UN officials have expressed surprise and alarm at mob violence that disrupted two ceremonies which were to mark the reconstruction of mosques destroyed in Bosnia's war. International officials had hoped the ceremonies would symbolize the interethnic reconciliation underway in Bosnia, but instead the disruptions signaled the challenges still facing the rehabilitation of the country. RFE/RL's UN correspondent Robert McMahon reports.

United Nations, 8 May 2001 (RFE/RL) -- The disruption of two ceremonies intended to signal the reconciliation process among Bosnia's ethnic groups has provoked alarm among the international monitors overseeing the country's peace process.

A crowd of several thousand Bosnian Serbs in Banja Luka yesterday (7 May) broke through a police cordon and disrupted a ceremony to mark the reconstruction of the historic 16th-century Ferhadija mosque.

The mob threw stones and attacked Muslims as well as international officials attending the ceremony, setting afire at least three buses and a Muslim bakery. Hundreds of people were trapped for several hours in the compound of Banja Luka's Islamic center, including the top UN envoy in Bosnia, Jacques Klein, as well as ambassadors from Britain, Sweden, and Pakistan.

One stone also destroyed the windshield of the car carrying Bosnia's foreign minister, Zlatko Lagumdzija. Bosnian Serb police eventually escorted the people in the compound to safety and the crowd dispersed by evening.

Klein later told reporters that Bosnian Serb Prime Minister Mladen Ivanic came to the Islamic center and organized the evacuation.
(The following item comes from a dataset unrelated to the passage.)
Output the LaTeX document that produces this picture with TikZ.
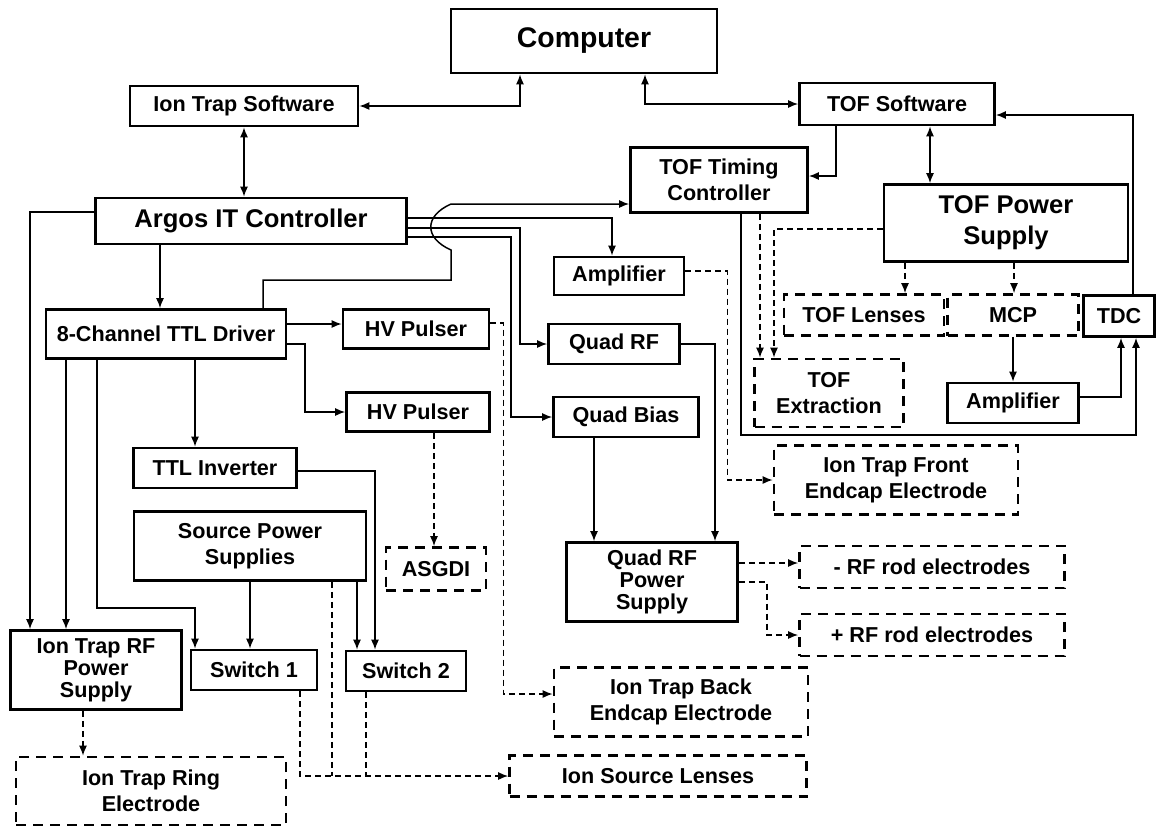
\documentclass[tikz,border=0pt]{standalone}
\usepackage{fontspec}
\setmainfont{Liberation Sans}
\usetikzlibrary{arrows.meta}

\newcommand\boxfont{\fontsize{21.6}{26}\selectfont\bfseries}
\newcommand\tightfont{\fontsize{21.6}{22}\selectfont\bfseries}
\newcommand\headfont{\fontsize{25.6}{31}\selectfont\bfseries}
\newcommand\compfont{\fontsize{28.4}{32}\selectfont\bfseries}

\begin{document}
\begin{tikzpicture}[x=1pt, y=-1pt, line width=1.5pt,
  sbox/.style={draw, line width=2.6pt, align=center, inner sep=0pt, font=\boxfont},
  dbox/.style={sbox, dash pattern=on 10pt off 7pt},
  a/.style={-{Latex[length=10pt,width=8pt]}},
  ab/.style={{Latex[length=10pt,width=8pt]}-{Latex[length=10pt,width=8pt]}},
  da/.style={a, dash pattern=on 6pt off 4pt},
  dl/.style={dash pattern=on 6pt off 4pt}]

  \useasboundingbox (0,0) rectangle (1158,828);

  \node[sbox, font=\compfont, minimum width=266, minimum height=64] (comp)  at (584,41)  {Computer};
  \node[sbox, minimum width=228, minimum height=40] (itsw)   at (244,106) {Ion Trap Software};
  \node[sbox, minimum width=195, minimum height=42] (tofsw)  at (897,104) {TOF Software};
  \node[sbox, minimum width=177, minimum height=65] (tofctl) at (719,180) {TOF Timing\\Controller};
  \node[sbox, font=\headfont, minimum width=244, minimum height=77] (tofps) at (1006,223) {TOF Power\\Supply};
  \node[sbox, font=\headfont, minimum width=311, minimum height=46] (argos) at (251,221) {Argos IT Controller};
  \node[sbox, minimum width=130, minimum height=38] (amp1)   at (619,276) {Amplifier};
  \node[sbox, minimum width=240, minimum height=49] (ttl)    at (166,334) {8-Channel TTL Driver};
  \node[sbox, minimum width=146, minimum height=39] (hv1)    at (416,329) {HV Pulser};
  \node[sbox, minimum width=143, minimum height=39] (hv2)    at (418,412) {HV Pulser};
  \node[sbox, minimum width=131, minimum height=40] (qrf)    at (614,344) {Quad RF};
  \node[sbox, minimum width=145, minimum height=40] (qbias)  at (626,417) {Quad Bias};
  \node[dbox, minimum width=160, minimum height=41] (tofl)   at (864,315) {TOF Lenses};
  \node[dbox, minimum width=131, minimum height=41] (mcp)    at (1013,315) {MCP};
  \node[sbox, minimum width=71,  minimum height=41] (tdc)    at (1119,316) {TDC};
  \node[dbox, minimum width=149, minimum height=68] (tofx)   at (829,393) {TOF\\Extraction};
  \node[sbox, minimum width=131, minimum height=40] (amp2)   at (1013,403) {Amplifier};
  \node[sbox, minimum width=163, minimum height=40] (ttlinv) at (215,468) {TTL Inverter};
  \node[sbox, minimum width=232, minimum height=69] (srcps)  at (250,546) {Source Power\\Supplies};
  \node[dbox, minimum width=100, minimum height=43] (asgdi)  at (436,569) {ASGDI};
  \node[dbox, minimum width=244, minimum height=69] (front)  at (896,480) {Ion Trap Front\\Endcap Electrode};
  \node[sbox, font=\tightfont, minimum width=171, minimum height=79] (qrfps) at (652,582) {Quad RF\\Power\\Supply};
  \node[dbox, minimum width=265, minimum height=42] (rfm)    at (932,567) {- RF rod electrodes};
  \node[dbox, minimum width=265, minimum height=42] (rfp)    at (932,635) {+ RF rod electrodes};
  \node[sbox, font=\tightfont, minimum width=171, minimum height=79] (itrf) at (96,670) {Ion Trap RF\\Power\\Supply};
  \node[sbox, minimum width=126, minimum height=40] (sw1)    at (254,670) {Switch 1};
  \node[sbox, minimum width=120, minimum height=40] (sw2)    at (406,671) {Switch 2};
  \node[dbox, minimum width=254, minimum height=69] (back)   at (681,702) {Ion Trap Back\\Endcap Electrode};
  \node[dbox, minimum width=270, minimum height=68] (ring)   at (151,791) {Ion Trap Ring\\Electrode};
  \node[dbox, minimum width=297, minimum height=41] (srclens) at (658,776) {Ion Source Lenses};

  % software and computer
  \draw[ab] (itsw.east) -| ([xshift=-64]comp.south);
  \draw[ab] (tofsw.west) -| ([xshift=61]comp.south);
  \draw[ab] (itsw.south) -- (itsw.south |- argos.north);
  \draw[a]  ([xshift=-61]tofsw.south) |- ([yshift=4]tofctl.east);
  \draw[ab] ([xshift=33]tofsw.south) -- ([xshift=33]tofsw.south |- tofps.north);
  \draw[a]  ([xshift=14]tdc.north) |- ([yshift=-11]tofsw.east);

  % ion trap controller
  \draw[a] ([yshift=9]argos.west) -| ([xshift=-66]itrf.north);
  \draw[a] ([xshift=-91]argos.south) -- ([xshift=-91]argos.south |- ttl.north);
  \draw[a] ([yshift=3]argos.east) -| ([xshift=-7]amp1.north);
  \draw[a] ([yshift=-7]argos.east) -| ([xshift=-27]qrf.west) -- (qrf.west);
  \draw[a] ([yshift=-16]argos.east) -| ([xshift=-41]qbias.west) -- (qbias.west);
  \draw[a] ([xshift=97]ttl.north) -- ++(0,-28) -| (451,250)
           .. controls (424,238) and (424,216) .. (451,204) -- ([yshift=-24]tofctl.west);

  % TTL driver
  \draw[a] ([yshift=10]ttl.east) -- ([yshift=10]ttl.east -| hv1.west);
  \draw[a] ([yshift=-10]ttl.east) -| ([xshift=-40]hv2.west) -- (hv2.west);
  \draw[a] ([xshift=29]ttl.south) -- ([xshift=29]ttl.south |- ttlinv.north);
  \draw[a] ([xshift=-100]ttl.south) -- ([xshift=-100]ttl.south |- itrf.north);
  \draw[a] ([xshift=-69]ttl.south) -- ++(0,248) -| ([xshift=-59]sw1.north);
  \draw[a] (srcps.south) -- (srcps.south |- sw1.north);
  \draw[a] ([xshift=107]srcps.south) -- ([xshift=107]srcps.south |- sw2.north);
  \draw[a] ([yshift=-3]ttlinv.east) -| ([xshift=-31]sw2.north);

  % pulsers and quad
  \draw[da] ([yshift=6]hv1.east) -| ([xshift=-49,yshift=8]back.west) -- ([yshift=8]back.west);
  \draw[da] ([xshift=16]hv2.south) -- ([xshift=16]hv2.south |- asgdi.north);
  \draw[da] ([yshift=5]amp1.east) -| ([xshift=-45]front.west) -- (front.west);
  \draw[a]  (qrf.east) -| ([xshift=63]qrfps.north);
  \draw[a]  ([xshift=-32]qbias.south) -- ([xshift=-32]qbias.south |- qrfps.north);
  \draw[da] ([yshift=19]qrfps.east) -- ([yshift=19]qrfps.east -| rfm.west);
  \draw[da] (qrfps.east) -| ([xshift=-31]rfp.west) -- (rfp.west);

  % TOF
  \draw[a]  ([xshift=22]tofctl.south) -- ++(0,221) -| ([xshift=17]tdc.south);
  \draw[da] ([xshift=41]tofctl.south) -- ([xshift=41]tofctl.south |- tofx.north);
  \draw[da] ([yshift=-6]tofps.west) -| ([xshift=-55]tofx.north);
  \draw[da] ([xshift=-101]tofps.south) -- ([xshift=-101]tofps.south |- tofl.north);
  \draw[da] ([xshift=8]tofps.south) -- ([xshift=8]tofps.south |- mcp.north);
  \draw[a]  (mcp.south) -- (amp2.north);
  \draw[a]  ([yshift=6]amp2.east) -| ([xshift=2]tdc.south);

  % electrodes and lenses
  \draw[da] ([xshift=-13]itrf.south) -- ([xshift=-13]itrf.south |- ring.north);
  \draw[da] ([xshift=46]sw1.south) |- (srclens.west);
  \draw[dl] ([xshift=82]srcps.south) -- ([xshift=82]srcps.south |- srclens.west);
  \draw[dl] ([xshift=-40]sw2.south) -- ([xshift=-40]sw2.south |- srclens.west);

\end{tikzpicture}
\end{document}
UN spokesman Fred Eckhard's comments to reporters in New York echoed the response of the main international agencies engaged in the Bosnian peace process:

"The UN mission condemned the incident, which directly threatens the reconciliation and return process in Bosnia."
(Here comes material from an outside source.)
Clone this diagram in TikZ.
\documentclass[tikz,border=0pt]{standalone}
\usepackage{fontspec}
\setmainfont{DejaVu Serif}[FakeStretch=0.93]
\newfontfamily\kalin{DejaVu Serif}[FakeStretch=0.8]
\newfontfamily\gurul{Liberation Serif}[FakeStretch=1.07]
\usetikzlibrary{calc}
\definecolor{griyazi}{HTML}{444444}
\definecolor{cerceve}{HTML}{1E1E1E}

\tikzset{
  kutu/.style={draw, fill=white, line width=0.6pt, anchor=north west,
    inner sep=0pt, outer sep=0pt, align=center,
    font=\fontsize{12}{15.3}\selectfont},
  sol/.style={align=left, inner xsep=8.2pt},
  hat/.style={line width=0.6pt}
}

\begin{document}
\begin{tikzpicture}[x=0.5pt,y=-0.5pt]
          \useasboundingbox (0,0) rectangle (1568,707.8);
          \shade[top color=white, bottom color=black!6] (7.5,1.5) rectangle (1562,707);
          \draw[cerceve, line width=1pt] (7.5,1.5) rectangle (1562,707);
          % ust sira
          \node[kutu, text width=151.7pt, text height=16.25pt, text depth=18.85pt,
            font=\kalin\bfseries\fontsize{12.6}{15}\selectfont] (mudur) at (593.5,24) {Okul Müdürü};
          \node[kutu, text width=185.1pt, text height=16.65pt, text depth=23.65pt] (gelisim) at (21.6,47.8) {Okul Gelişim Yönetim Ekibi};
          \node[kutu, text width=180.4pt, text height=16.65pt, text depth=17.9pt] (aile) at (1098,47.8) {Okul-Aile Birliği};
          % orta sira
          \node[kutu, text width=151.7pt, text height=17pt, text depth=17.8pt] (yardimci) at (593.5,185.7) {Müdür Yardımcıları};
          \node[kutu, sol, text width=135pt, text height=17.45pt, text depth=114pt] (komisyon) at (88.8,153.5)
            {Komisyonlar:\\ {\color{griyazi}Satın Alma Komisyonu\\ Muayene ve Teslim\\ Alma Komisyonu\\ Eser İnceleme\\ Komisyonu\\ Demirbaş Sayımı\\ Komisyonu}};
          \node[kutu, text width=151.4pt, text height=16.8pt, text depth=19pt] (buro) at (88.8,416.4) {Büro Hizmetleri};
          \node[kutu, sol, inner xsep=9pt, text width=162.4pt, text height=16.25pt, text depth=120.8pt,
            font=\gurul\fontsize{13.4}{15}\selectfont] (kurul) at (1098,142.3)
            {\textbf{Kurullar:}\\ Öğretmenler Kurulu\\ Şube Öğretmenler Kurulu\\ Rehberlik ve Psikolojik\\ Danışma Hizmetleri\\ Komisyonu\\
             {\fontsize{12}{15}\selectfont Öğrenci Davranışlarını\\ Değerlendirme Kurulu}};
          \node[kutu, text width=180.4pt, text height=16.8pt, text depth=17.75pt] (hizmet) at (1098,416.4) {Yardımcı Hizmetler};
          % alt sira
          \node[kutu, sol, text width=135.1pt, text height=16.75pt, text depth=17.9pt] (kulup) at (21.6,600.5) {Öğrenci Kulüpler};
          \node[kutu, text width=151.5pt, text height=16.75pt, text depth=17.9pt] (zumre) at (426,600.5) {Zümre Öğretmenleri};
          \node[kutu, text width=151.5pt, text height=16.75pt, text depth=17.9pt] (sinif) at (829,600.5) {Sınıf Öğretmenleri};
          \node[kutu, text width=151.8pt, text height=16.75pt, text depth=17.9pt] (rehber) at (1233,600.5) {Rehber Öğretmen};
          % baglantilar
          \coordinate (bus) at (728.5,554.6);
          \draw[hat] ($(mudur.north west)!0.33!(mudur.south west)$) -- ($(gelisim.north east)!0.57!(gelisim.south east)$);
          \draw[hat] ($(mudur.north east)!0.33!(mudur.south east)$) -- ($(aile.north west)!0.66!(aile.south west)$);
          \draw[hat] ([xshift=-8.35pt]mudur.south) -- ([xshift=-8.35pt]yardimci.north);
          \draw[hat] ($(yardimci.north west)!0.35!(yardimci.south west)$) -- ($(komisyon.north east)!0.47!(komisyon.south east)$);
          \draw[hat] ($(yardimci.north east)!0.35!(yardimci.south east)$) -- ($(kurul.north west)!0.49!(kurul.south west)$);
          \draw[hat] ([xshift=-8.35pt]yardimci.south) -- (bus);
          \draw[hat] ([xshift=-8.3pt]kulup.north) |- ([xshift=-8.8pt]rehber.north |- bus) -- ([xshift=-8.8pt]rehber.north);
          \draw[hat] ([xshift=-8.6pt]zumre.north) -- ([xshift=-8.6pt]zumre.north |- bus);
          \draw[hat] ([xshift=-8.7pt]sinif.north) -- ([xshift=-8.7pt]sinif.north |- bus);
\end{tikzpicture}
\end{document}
In addition to Klein, there were strong reactions from the international community's top representative in Bosnia, Wolfgang Petritsch, the head of mission in Bosnia for the Organization for Security and Cooperation in Europe, and the U.S. ambassador in Bosnia.

They all called for Bosnian Serb authorities to investigate the rampage and find those responsible for organizing it.
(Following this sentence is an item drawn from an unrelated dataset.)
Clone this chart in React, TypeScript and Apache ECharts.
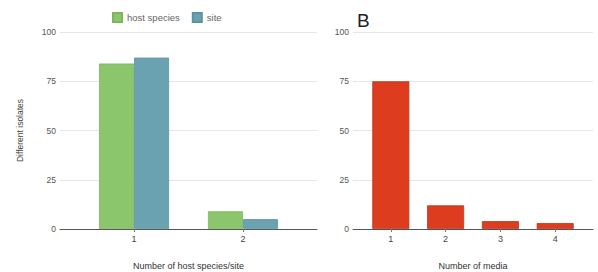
import React, { useEffect, useRef } from "react";
import * as echarts from "echarts";

const hostCategories = [1, 2];
const hostSpeciesValues = [84, 9];
const siteValues = [87, 5];
const mediaCategories = [1, 2, 3, 4];
const mediaValues = [75, 12, 4, 3];
const yTicks = [0, 25, 50, 75, 100];

const FONT = "Liberation Sans, Arial, sans-serif";

export default function App() {
  const ref = useRef<HTMLDivElement>(null);
  useEffect(() => {
    if (!ref.current) return;
    const chart = echarts.init(ref.current, null, { renderer: "svg" });
    const yAxisBase = (gridIndex: number, name: string) => ({
      type: "value",
      gridIndex,
      min: yTicks[0],
      max: yTicks[yTicks.length - 1],
      interval: 25,
      name,
      nameLocation: "middle",
      nameGap: 36,
      nameTextStyle: { fontFamily: FONT, fontSize: 8.5, color: "#444" },
      axisLine: { show: false },
      axisTick: { show: false },
      axisLabel: { fontFamily: FONT, fontSize: 8.5, color: "#555", margin: 4 },
      splitLine: { lineStyle: { color: "#e6e6e6", width: 1 } },
    });
    const xAxisBase = (gridIndex: number, cats: number[], name: string, min: number, max: number) => ({
      type: "value",
      gridIndex,
      min,
      max,
      name,
      nameLocation: "middle",
      nameGap: 32,
      nameTextStyle: { fontFamily: FONT, fontSize: 9, color: "#333" },
      axisLine: { onZero: false, lineStyle: { color: "#555", width: 1 } },
      axisTick: { show: true, length: 3, customValues: cats, lineStyle: { color: "#777" } },
      axisLabel: { fontFamily: FONT, fontSize: 9, color: "#444", margin: 5, customValues: cats },
      splitLine: { show: false },
    });
    chart.setOption({
      animation: false,
      backgroundColor: "#fff",
      legend: {
        data: ["host species", "site"],
        left: 107,
        top: 7,
        icon: "rect",
        itemWidth: 9,
        itemHeight: 9,
        itemGap: 12,
        textStyle: { fontFamily: FONT, fontSize: 9.5, color: "#666" },
      },
      grid: [
        { left: 60, right: 281, top: 32, bottom: 43, outerBoundsMode: "none" },
        { left: 353, right: 5, top: 32, bottom: 43, outerBoundsMode: "none" },
      ],
      xAxis: [
        xAxisBase(0, hostCategories, "Number of host species/site", 0.32, 2.68),
        xAxisBase(1, mediaCategories, "Number of media", 0.31, 4.69),
      ],
      yAxis: [yAxisBase(0, "Different isolates"), yAxisBase(1, "")],
      graphic: [
        {
          type: "text",
          left: 357,
          top: 11,
          style: { text: "B", fontFamily: FONT, fontSize: 19, fill: "#222" },
        },
      ],
      series: [
        {
          name: "host species",
          type: "bar",
          xAxisIndex: 0,
          yAxisIndex: 0,
          barWidth: 35,
          barGap: "0%",
          data: hostCategories.map((c, i) => [c, hostSpeciesValues[i]]),
          itemStyle: { color: "#8cc66c", borderColor: "#7fb45f", borderWidth: 0.8 },
        },
        {
          name: "site",
          type: "bar",
          xAxisIndex: 0,
          yAxisIndex: 0,
          barWidth: 35,
          barGap: "0%",
          data: hostCategories.map((c, i) => [c, siteValues[i]]),
          itemStyle: { color: "#6aa2b2", borderColor: "#5e92a0", borderWidth: 0.8 },
        },
        {
          name: "media",
          type: "bar",
          xAxisIndex: 1,
          yAxisIndex: 1,
          barWidth: 37,
          data: mediaCategories.map((c, i) => [c, mediaValues[i]]),
          itemStyle: { color: "#dd3c1e", borderColor: "#c03418", borderWidth: 0.8 },
        },
      ],
    });
    return () => chart.dispose();
  }, []);
  return <div ref={ref} style={{ width: 598, height: 272, position: "absolute", left: 0, top: 0 }} />;
}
Petritsch criticized the Serb authorities for not providing adequate security for the occasion and failing to "to live up to their commitment to protect religious freedom."

Bosnia's new ambassador to the United Nations, Husein Zivalj, was also critical of the security measures taken by Bosnian Serb police. He told RFE/RL there should have been heightened security following the 5 May incident in the southern town of Trebinje. In a similar disturbance there, Serb nationalists forced the postponement of a ground-breaking ceremony for the reconstruction of a mosque.

Zivalj, who represents both the Muslim-Croat and Bosnian Serb entities at the UN, called for renewed international pressure on Bosnian Serb officials to create safer conditions for minorities.

"I hope that the presence of all ambassadors -- I'm talking [about the] ambassadors in Sarajevo, in Banja Luka -- will somehow gain at least the attention of those countries which are directly involved in the implementation of the Dayton Peace agreement to do something against all those who didn't do anything to stop [the mob violence]."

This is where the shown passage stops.